I have a table in a pdf file with more than 100000 rows and over 1900 pages which I decided to write into a .csv file with the R package tabulizer.
When I try to exctract the whole data from the pdf file with
pdf <- extract_tables("pdffile.pdf", method = "csv")
I get an error,
error in .jcall("rjavatools", "ljava/lang/object;", "invokemethod", cl, : java.lang.outofmemoryerror: gc overhead limit exceeded
Therefore I followed another approach.
What I did was to extract a page of the pdf one by one, and save the output as a .csv file.
1) get the number of pages of the pdf file
pdfPages <- length(get_page_dims("pdffile.pdf"))

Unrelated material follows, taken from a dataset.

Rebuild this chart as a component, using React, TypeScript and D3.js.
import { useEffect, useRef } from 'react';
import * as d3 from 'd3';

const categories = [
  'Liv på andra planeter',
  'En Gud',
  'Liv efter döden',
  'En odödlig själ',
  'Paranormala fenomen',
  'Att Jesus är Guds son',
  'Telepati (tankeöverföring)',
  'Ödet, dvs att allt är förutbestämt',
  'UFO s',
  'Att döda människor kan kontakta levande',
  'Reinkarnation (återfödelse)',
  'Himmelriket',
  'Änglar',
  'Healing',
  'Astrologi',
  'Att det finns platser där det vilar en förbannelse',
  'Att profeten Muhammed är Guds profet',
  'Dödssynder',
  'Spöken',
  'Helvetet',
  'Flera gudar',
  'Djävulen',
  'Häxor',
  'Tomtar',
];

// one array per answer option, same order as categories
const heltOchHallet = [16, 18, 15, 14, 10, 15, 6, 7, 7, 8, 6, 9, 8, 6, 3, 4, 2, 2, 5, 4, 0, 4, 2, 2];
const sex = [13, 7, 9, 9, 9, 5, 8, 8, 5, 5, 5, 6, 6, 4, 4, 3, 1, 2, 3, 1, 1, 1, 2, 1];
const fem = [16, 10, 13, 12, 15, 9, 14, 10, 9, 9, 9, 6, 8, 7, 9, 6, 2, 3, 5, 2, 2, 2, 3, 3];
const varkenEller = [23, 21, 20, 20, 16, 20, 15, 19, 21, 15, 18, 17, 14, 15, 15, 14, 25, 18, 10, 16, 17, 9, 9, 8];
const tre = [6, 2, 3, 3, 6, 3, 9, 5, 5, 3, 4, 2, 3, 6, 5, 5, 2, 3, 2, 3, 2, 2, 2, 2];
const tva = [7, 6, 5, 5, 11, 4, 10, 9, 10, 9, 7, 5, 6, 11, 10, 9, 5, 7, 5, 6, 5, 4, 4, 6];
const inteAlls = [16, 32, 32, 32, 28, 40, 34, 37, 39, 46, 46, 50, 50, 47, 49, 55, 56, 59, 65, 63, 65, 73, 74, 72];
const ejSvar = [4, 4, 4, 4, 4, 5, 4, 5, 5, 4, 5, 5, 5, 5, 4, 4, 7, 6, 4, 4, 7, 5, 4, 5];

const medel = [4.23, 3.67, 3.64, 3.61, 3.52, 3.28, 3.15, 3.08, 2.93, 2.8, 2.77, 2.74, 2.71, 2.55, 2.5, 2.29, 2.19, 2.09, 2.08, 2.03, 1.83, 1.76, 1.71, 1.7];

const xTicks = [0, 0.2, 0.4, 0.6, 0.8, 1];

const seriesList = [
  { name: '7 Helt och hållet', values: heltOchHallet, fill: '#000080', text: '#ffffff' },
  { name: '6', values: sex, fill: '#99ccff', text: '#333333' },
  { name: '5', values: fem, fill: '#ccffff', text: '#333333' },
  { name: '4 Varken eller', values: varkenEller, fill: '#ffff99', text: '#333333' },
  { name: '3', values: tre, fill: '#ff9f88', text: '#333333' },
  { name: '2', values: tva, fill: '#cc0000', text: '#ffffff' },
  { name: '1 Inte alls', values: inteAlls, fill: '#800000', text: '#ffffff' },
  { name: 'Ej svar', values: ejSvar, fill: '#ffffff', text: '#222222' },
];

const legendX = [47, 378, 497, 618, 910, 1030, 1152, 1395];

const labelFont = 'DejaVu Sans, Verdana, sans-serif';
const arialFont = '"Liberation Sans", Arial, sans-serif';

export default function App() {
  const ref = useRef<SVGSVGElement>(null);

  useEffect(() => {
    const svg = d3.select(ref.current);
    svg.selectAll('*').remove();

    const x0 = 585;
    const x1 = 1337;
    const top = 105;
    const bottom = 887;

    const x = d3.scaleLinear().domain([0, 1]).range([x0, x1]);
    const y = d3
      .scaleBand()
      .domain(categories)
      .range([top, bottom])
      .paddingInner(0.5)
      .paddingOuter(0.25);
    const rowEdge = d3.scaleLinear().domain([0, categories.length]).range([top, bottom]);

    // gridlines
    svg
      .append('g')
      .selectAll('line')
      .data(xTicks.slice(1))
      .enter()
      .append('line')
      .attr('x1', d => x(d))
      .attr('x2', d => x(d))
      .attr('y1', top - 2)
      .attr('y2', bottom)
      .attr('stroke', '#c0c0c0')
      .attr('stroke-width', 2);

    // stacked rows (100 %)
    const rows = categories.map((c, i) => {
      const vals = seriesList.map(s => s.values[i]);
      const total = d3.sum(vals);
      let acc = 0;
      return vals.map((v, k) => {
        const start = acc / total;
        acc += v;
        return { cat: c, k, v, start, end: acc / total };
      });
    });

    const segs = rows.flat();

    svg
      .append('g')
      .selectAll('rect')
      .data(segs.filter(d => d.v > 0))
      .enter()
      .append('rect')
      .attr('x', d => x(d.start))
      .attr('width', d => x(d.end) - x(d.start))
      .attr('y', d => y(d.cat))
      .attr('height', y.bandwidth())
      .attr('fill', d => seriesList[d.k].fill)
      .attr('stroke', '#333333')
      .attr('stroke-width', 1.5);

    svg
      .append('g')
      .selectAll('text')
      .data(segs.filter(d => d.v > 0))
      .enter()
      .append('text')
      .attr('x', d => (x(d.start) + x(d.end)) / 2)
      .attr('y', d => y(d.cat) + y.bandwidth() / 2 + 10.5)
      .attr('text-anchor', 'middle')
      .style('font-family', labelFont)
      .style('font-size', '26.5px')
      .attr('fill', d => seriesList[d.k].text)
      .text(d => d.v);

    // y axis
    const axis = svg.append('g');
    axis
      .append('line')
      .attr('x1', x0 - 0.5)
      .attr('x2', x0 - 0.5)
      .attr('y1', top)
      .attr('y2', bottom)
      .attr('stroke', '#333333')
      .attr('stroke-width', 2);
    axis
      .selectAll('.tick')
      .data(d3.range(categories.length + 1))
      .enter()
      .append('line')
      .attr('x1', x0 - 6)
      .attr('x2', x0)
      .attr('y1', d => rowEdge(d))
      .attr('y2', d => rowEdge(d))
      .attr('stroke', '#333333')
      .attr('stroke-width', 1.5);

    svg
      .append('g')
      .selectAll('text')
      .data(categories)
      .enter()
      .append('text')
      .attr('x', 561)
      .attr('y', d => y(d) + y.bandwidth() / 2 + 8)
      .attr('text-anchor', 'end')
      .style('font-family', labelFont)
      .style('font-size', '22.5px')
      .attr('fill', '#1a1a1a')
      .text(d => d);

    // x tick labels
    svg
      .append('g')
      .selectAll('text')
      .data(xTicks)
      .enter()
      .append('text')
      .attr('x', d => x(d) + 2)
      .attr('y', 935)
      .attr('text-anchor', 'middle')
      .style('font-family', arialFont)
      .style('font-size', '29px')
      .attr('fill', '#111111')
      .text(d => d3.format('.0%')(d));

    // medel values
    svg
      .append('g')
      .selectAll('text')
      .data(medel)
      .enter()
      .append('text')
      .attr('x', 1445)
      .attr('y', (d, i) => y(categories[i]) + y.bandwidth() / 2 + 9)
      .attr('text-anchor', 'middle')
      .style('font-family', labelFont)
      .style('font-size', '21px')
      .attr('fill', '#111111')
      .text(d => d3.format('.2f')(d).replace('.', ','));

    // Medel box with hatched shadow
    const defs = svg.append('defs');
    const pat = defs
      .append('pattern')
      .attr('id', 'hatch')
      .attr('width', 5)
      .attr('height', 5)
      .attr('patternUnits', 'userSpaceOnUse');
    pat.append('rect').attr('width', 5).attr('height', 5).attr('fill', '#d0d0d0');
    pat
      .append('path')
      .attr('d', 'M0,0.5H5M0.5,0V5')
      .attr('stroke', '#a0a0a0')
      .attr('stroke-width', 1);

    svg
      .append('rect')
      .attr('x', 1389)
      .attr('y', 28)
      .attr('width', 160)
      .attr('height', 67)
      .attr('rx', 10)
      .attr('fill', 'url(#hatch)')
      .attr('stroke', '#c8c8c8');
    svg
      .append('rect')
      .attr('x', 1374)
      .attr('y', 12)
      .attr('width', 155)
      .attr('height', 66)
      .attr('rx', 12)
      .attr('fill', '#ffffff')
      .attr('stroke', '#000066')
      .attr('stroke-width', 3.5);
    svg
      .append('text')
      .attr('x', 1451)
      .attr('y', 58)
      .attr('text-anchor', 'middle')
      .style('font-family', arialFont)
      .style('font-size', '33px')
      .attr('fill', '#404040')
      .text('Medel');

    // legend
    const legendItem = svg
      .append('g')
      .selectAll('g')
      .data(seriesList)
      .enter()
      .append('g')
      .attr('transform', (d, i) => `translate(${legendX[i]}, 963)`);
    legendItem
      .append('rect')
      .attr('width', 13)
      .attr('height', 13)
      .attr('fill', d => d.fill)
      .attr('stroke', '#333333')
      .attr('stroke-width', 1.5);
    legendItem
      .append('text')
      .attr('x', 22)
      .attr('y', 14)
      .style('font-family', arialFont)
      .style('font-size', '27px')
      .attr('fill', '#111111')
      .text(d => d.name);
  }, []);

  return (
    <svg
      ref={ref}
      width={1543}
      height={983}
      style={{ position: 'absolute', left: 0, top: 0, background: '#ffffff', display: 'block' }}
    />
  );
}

2) Create a for loop to store a .csv file for each page.
for (i in 1:pdfPages) {
page <- extract_tables("pdffile.pdf", pages = i, method = "data.frame")
write.csv(page, file = paste(i,".csv", sep = ""))
}
3) Then created another loop for reading each file by one, and rbind it to the next one.
dataPdf <- data.frame() # to rbind each .csv file
for (i in c(1:pdfPages)){
page <- read.csv(paste(i,".csv", sep = ""))
dataPdf <- bind_rows(dataQuilpue, page)
}
I had to use bind_rows()from the dplyrpackage since not all .csv files
ended with the same number of columns.
The result was more than satisfactory, though it took about 1.75 hours to complete, so I was thinking that maybe there is a better way to do it. Any ideas?